There were two keynotes and four break-out sessions, each break-out with two talks. I chose fairly well for my break-out sessions, but luckily they said video of each presentation will be made available on YouTube.
Here is a break-down of what I attended and my thoughts:
- Keynote I: MapReduce, BigTable, and Other Distributed System Abstractions for Handling Large Datasets by Jeff Dean, Google, Inc.
This was a great talk, giving a fairly in-depth breakdown of the major distributed computing systems that Google uses, from the GFS (Google File System) to BigTable to MapReduce. Working at Google must be like being a kid in a candy store to a dataphile like myself.
- Breakout I: Building A Scalable Resource Management Layer for Grid Computing by Khalid Ahmed, Platform Computing.
I chose wrong on this one... corporate shill. Discussed their computing platform and some of the specifics, but I probably would have been better off in the other session.
- Breakout II: Using MapReduce on Large Geographic Datasets, Barry Brummit, Software Engineer, Google, Inc. / Google Talk: Lessons in Building Scalable Systems by Reza Behforooz, Google, Inc.
Two for the price of one in this breakout. Barry's talk was great, he gave some real examples of how they have used MapReduce to solve problems that would be much more difficult through other means. I get the feeling that MapReduce is a hammer for Google engineers to pound away at anything with, but from what I can tell, any lost efficiency by using the wrong tool is made up for in computational scale. He also mentioned Hadoop, which is an open-source MapReduce knock-off. I'll have to take a look at that.
The second half was also interesting, with some interesting scaling issues they've had with Google Talk. Their method of phasing in new partners via making all the calls but not exposing the UI elements to test the load while avoiding user experience degradation is so simple, yet such a good idea. I'll have to remember that one.
- Keynote II: [Something to the effect of] Scaling User Experience by Marissa Mayer Google, Inc.
- Breakout III: Scalable Test Selection Using Source Code Deltas by Ryan Gerard, Symantec Corporation.
There was some interesting food-for-thought in this one, but some of the more interesting elements weren't the intended take-home message, for example use a requirements tracking system that associates requirements with tests, in addition to your defect tracking system. Oh man I wish we were doing that now. I'll have to remember that one for the future. Other than that it was interesting to hear him talk about building this optimized test-what-you-need as fast as possible system when his team has a test suite that only takes two hours.

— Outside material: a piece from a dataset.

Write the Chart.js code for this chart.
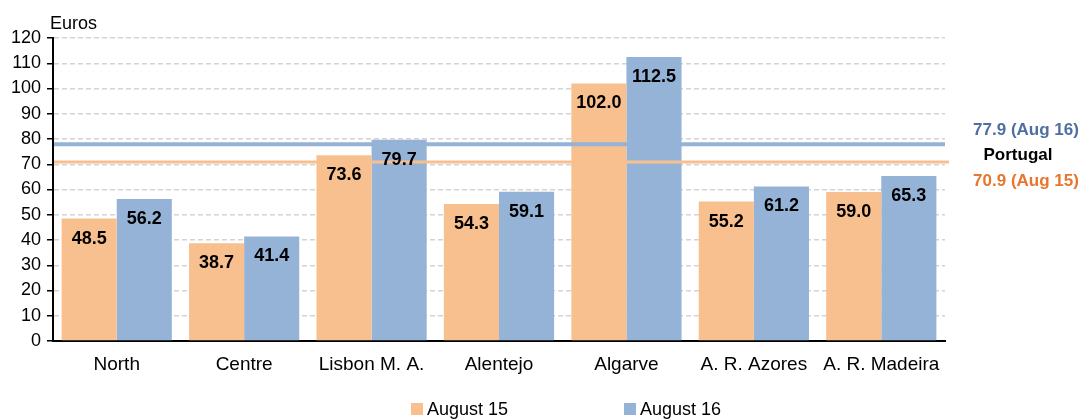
<!DOCTYPE html>
<html>
<head>
<meta charset="utf-8">
<script src="https://cdn.jsdelivr.net/npm/chart.js@4"></script>
<style>
  html, body { margin: 0; padding: 0; background: #fff; }
  .wrap { width: 1083px; height: 419px; position: relative; }
</style>
</head>
<body>
<div class="wrap"><canvas id="chart"></canvas></div>
<script>
      // data
      const regions = ["North", "Centre", "Lisbon M. A.", "Alentejo", "Algarve", "A. R. Azores", "A. R. Madeira"];
      const aug15 = [48.5, 38.7, 73.6, 54.3, 102.0, 55.2, 59.0];
      const aug16 = [56.2, 41.4, 79.7, 59.1, 112.5, 61.2, 65.3];
      const seriesNames = ["August 15", "August 16"];
      const portugalAug16 = 77.9;
      const portugalAug15 = 70.9;
      const yTicks = [0, 10, 20, 30, 40, 50, 60, 70, 80, 90, 100, 110, 120];

      const ORANGE = "#F9C08F";
      const BLUE = "#95B3D7";
      const FONT = "'Liberation Sans', Arial, sans-serif";

      // reference lines + labels + legend
      const extras = {
        id: "extras",
        afterDatasetsDraw(chart) {
          const { ctx, chartArea, scales } = chart;
          const y = scales.y;

          ctx.save();
          // Portugal lines
          ctx.lineWidth = 4;
          ctx.strokeStyle = BLUE;
          ctx.beginPath();
          ctx.moveTo(chartArea.left + 1, y.getPixelForValue(portugalAug16));
          ctx.lineTo(chartArea.right, y.getPixelForValue(portugalAug16));
          ctx.stroke();
          ctx.lineWidth = 3;
          ctx.strokeStyle = ORANGE;
          ctx.beginPath();
          ctx.moveTo(chartArea.left + 1, y.getPixelForValue(portugalAug15));
          ctx.lineTo(chartArea.right + 4, y.getPixelForValue(portugalAug15));
          ctx.stroke();

          // bar value labels
          ctx.font = "bold 18px " + FONT;
          ctx.fillStyle = "#000";
          ctx.textAlign = "center";
          ctx.textBaseline = "middle";
          chart.data.datasets.forEach((ds, di) => {
            chart.getDatasetMeta(di).data.forEach((bar, i) => {
              ctx.fillText(ds.data[i].toFixed(1), bar.x, bar.y + 20);
            });
          });

          // right side annotation
          ctx.font = "bold 17px " + FONT;
          const cx = chartArea.right + 81;
          ctx.fillStyle = "#4F6FA0";
          ctx.fillText(portugalAug16.toFixed(1) + " (Aug 16)", cx, 130);
          ctx.fillStyle = "#000";
          ctx.fillText("Portugal", cx - 8, 155);
          ctx.fillStyle = "#E8762D";
          ctx.fillText(portugalAug15.toFixed(1) + " (Aug 15)", cx, 181);

          // axis title
          ctx.font = "18px " + FONT;
          ctx.textAlign = "left";
          ctx.fillStyle = "#000";
          ctx.fillText("Euros", chartArea.left - 3, 24);

          // legend
          const legendX = [411, 624];
          const colors = [ORANGE, BLUE];
          legendX.forEach((lx, i) => {
            ctx.fillStyle = colors[i];
            ctx.fillRect(lx, 403, 12, 12);
            ctx.fillStyle = "#000";
            ctx.fillText(seriesNames[i], lx + 16, 410);
          });
          ctx.restore();
        },
      };

      const ctx = document.getElementById("chart").getContext("2d");

      new Chart(ctx, {
        type: "bar",
        data: {
          labels: regions,
          datasets: [
            {
              label: seriesNames[0],
              data: aug15,
              backgroundColor: ORANGE,
              categoryPercentage: 0.865,
              barPercentage: 1,
            },
            {
              label: seriesNames[1],
              data: aug16,
              backgroundColor: BLUE,
              categoryPercentage: 0.865,
              barPercentage: 1,
            },
          ],
        },
        plugins: [extras],
        options: {
          maintainAspectRatio: false,
          responsive: true,
          animation: false,
          layout: {
            padding: { top: 38, right: 138, left: 0, bottom: 0 },
          },
          plugins: {
            legend: { display: false },
            tooltip: { enabled: false },
          },
          scales: {
            x: {
              grid: { display: false },
              border: { display: true, color: "#000", width: 2 },
              ticks: {
                color: "#000",
                font: { family: FONT, size: 19 },
                padding: 4,
              },
              afterFit(scale) {
                scale.height = 78;
              },
            },
            y: {
              min: 0,
              max: 120,
              afterBuildTicks(scale) {
                scale.ticks = yTicks.map((v) => ({ value: v }));
              },
              grid: {
                color: "#d4d4d4",
                lineWidth: 1.5,
                drawTicks: true,
                tickLength: 6,
                tickColor: "#000",
                tickWidth: 1.5,
              },
              border: { display: true, color: "#000", width: 2, dash: [5, 3] },
              ticks: {
                color: "#000",
                font: { family: FONT, size: 18 },
                padding: 6,
              },
              afterFit(scale) {
                scale.width = 53;
              },
            },
          },
        },
      });
</script>
</body>
</html>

I guess they are planning for the future.
- Breakout IV: Challenges in Building an Infinite Scalable Datastore, Swami Sivasubramanian and Werner Vogels, Amazon.com.
I really enjoyed this one, it may have been my favorite breakout session. Werner took the corporate part of the talk and discussed the SLAs and the overall aspects of Amazon Dynamo, and Swami took the technical details. Swami presented us with the most technical (of the sessions I attended) piece of the day, and I really appreciated that. I was hoping to see more of this at the conference today. I will definitely be taking a close look at what S3 and EC2 can do for me and my future plans.